Friday, March 2, 2012

ENERGY


ENERGY

What did you think of when  you read the title "ENERGY"?  Since many of you are around my age I suspect some thought of their personal energy level declining lately.  That is not what I am writing about today but there are some parallels.  As the world's fossil fuel reserves decline and their costs go up with the added cost of extraction, we are all needing to work harder just to stay even.  So even if your personal energy levels are not in decline you will still get run down quicker.  Today I am thinking about more strategies to preserve energy. 


When we lived in NE Washington State my main strategy for the house was to use as little electricity as possible by super insulating, using the most efficient lights and appliances heating with dead wood and growing most of our fruit and vegetables so we didn't make as many trips to the grocery.  We also had 2,400 peak watts of solar electric which there amounted to less than 20% of our usage. 


  
Here in East Hawaii at 230' elevation there is no need for insulation or heating and we do have, so far, 1,680 peak watts of solar electric and solar hot water.  Four months of the last year we had negative consumption yet with the $20.40 minimum bill we still average $33.52 per month on 670 kwh's consumption for the year and that is with an electric cook stove and hot water back-up.  In the photo above the west edge of our house shows the back side of our hot water panels, the clothes line (solar clothes dryer) runs from our house to our guest house and beyond the clothes line  you can see the top of the talapia tank that is filled by the rain water from the roof and drained to the vegetable patch. 
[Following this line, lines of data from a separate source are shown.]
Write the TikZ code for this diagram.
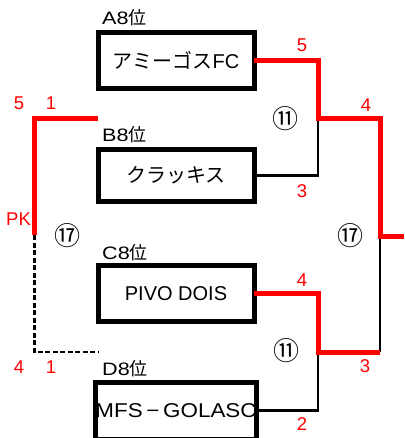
\documentclass[tikz,border=0pt]{standalone}
\usepackage{fontspec}
\setmainfont{Liberation Sans}
\newfontfamily\jpfont{Noto Sans CJK JP}
\newfontfamily\seedfont{Liberation Sans}[FakeStretch=1.2]
\usetikzlibrary{positioning}

\tikzset{
  team/.style={draw=black,line width=5pt,minimum width=156pt,minimum height=56pt,
    inner sep=0pt,outer sep=0pt,font=\fontsize{20}{22}\selectfont},
  seed/.style={anchor=base west,inner sep=0pt,font=\seedfont\fontsize{18}{20}\selectfont},
  score/.style={text=red,inner sep=0pt,font=\fontsize{18.5}{20}\selectfont},
  match/.style={inner sep=0pt,font=\jpfont\fontsize{26}{28}\selectfont},
  win/.style={red,line width=5pt},
  lose/.style={black,line width=2.5pt},
  pkline/.style={black,line width=2.5pt,dash pattern=on 5pt off 2.5pt},
}

\begin{document}
\begin{tikzpicture}[x=1pt,y=-1pt]
  \def \BX {176}
  \def \RA {318}
  \def \RB {380}
  \def \LX {34.5}
  \clip (0,0) rectangle (404,438);

  % teams
  \node[team] (amigos) at (\BX,60.5) {{\jpfont アミーゴス}FC};
  \node[team,minimum height=52pt] (crackis) at (\BX,175.5) {\jpfont クラッキス};
  \node[team] (pivo) at (\BX,293.5) {PIVO DOIS};
  \node[team,minimum height=57pt] (golasc) at (\BX,410.5)
    {\scalebox{1.12}[1]{MFS\,−\,GOLASC}};

  % seeds
  \node[seed] (seedA) at (102,25) {A8{\jpfont 位}};
  \node[seed] (seedB) at (102,142) {B8{\jpfont 位}};
  \node[seed] (seedC) at (102,259) {C8{\jpfont 位}};
  \node[seed] (seedD) at (102,375) {D8{\jpfont 位}};

  % match numbers
  \node[match] (mTop) at (285,119) {⑪};
  \node[match] (mBot) at (286,351) {⑪};
  \node[match] (mFin) at (350,236) {⑰};
  \node[match] (mLeft) at (67,236) {⑰};

  % scores
  \node[score] (sA) at (302,45.5) {5};
  \node[score] (sB) at (302,191.5) {3};
  \node[score] (sAB) at (366,105.5) {4};
  \node[score] (sC) at (302,280) {4};
  \node[score] (sD) at (302,424) {2};
  \node[score] (sCD) at (365,366) {3};
  \node[score] (sLtop) at (19,103.5) {5};
  \node[score] (sLtopb) at (51,103.5) {1};
  \node[score] (sLbot) at (19,367) {4};
  \node[score] (sLbotb) at (51,367) {1};
  \node[score,anchor=west] (pk) at (6,219) {PK};

  % bracket
  \coordinate (semiA) at (\RA,119);
  \coordinate (semiC) at (\RA,352);
  \coordinate (semiCend) at (\RB,352);
  \coordinate (final) at (\RB,236);
  \coordinate (champ) at (404,236);
  \coordinate (pkA) at (98,119);
  \coordinate (pkTop) at (\LX,119);
  \coordinate (pkMid) at (\LX,235);
  \coordinate (pkBot) at (\LX,352);
  \coordinate (pkD) at (98,352);

  \draw[lose] (crackis.east) -| (semiA);
  \draw[lose] (golasc.east) -| (semiC);
  \draw[lose] (semiCend) -- (final);
  \draw[win] (amigos.east) -| (semiA) -| (final) -- (champ);
  \draw[win] (pivo.east) -| (semiC) -- (semiCend);

  \draw[pkline] (pkMid) -- (pkBot) -- (pkD);
  \draw[win] (pkA) -- (pkTop) -- (pkMid);

\end{tikzpicture}
\end{document}
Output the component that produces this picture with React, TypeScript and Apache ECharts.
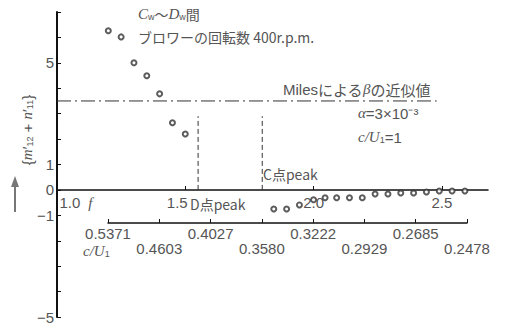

 A year ago it was my goal to get more solar when we next had money and then follow that with an electric car.  Lately I've flipped that goal to getting the car first.  I think I can easily explain why.


The grid here is 20% geothermal base load, about another 9% geothermal peaking load, around 1% wind and 1% solar.  The balance is a combination of oil in conventional boilers and naptha burned in jet turbines.  The power bill contains a fuel surcharge line item that increases every two years.  Although we have had geothermal power here for decades the private power company has no incentive to abandon their investment in fossil fuel burners because they can always pass on the costs.  To change this the legislature is working on a bill to separate power generation from power distribution businesses.  Some are saying we could be 100% geothermal in 6 years.


Geothermal done right is closed loop, non-polluting, and should be there for the next 500,000 years till our Island moves off the hot spot.  It also should be very in-expensive which would make electric cars very attractive. If we doubled our geothermal generation (hopefully in separated locations to reduce impact of a lava flow hitting one) over what we need in electricity, some could be exported to other islands and/or used to produce hydrogen or NH3 ammonia for fuel cell cars.   Distributed generation, such as on-site solar, has additional advantages in that it would be less interruptable compared to the event of a lava flow taking out some geothermal.  But if we, personally, were to move (as we have been prone to) after installing enough solar for an electric car we would need to leave behind a lot of investment with little likely return. 


Another factor for buying a electric vehicle (EV) first is that there is a state income tax credit in effect for $4,500 on top of the federal $7,500 credit, but it expires March 31, 2012.  Currently the Big Island Nissan dealer won't get certified for Leafs because she doesn't believe she would sell enough to be worth sending a tech to Japan for training and paying to have a level 2 charger installed.  Mitsubushi has a sightly smaller EV that they have had on the road in Japan for 2 years and Austraila one year.  It is now available on Ohau for $6,000 less than the Leaf and even though it has 10 miles less range at 60-90, that would still be plenty for my wife's 30 mile round trip to work in Hilo.  If our former house in Chattaroy sells  soon enough for both credits we've decided to go ahead and get the iMiEV.  Here is a link to see it.
http://www.plugincars.com/sea-change-electric-cars-top-greenest-vehicle-list-112004.html

This row of "our" bananas is actually on the vacant lot next door and supplies about half our annual bananas.
P.S. The house sale did not go through so we don't know when we will get an EV.  Stand -by for a report when we do.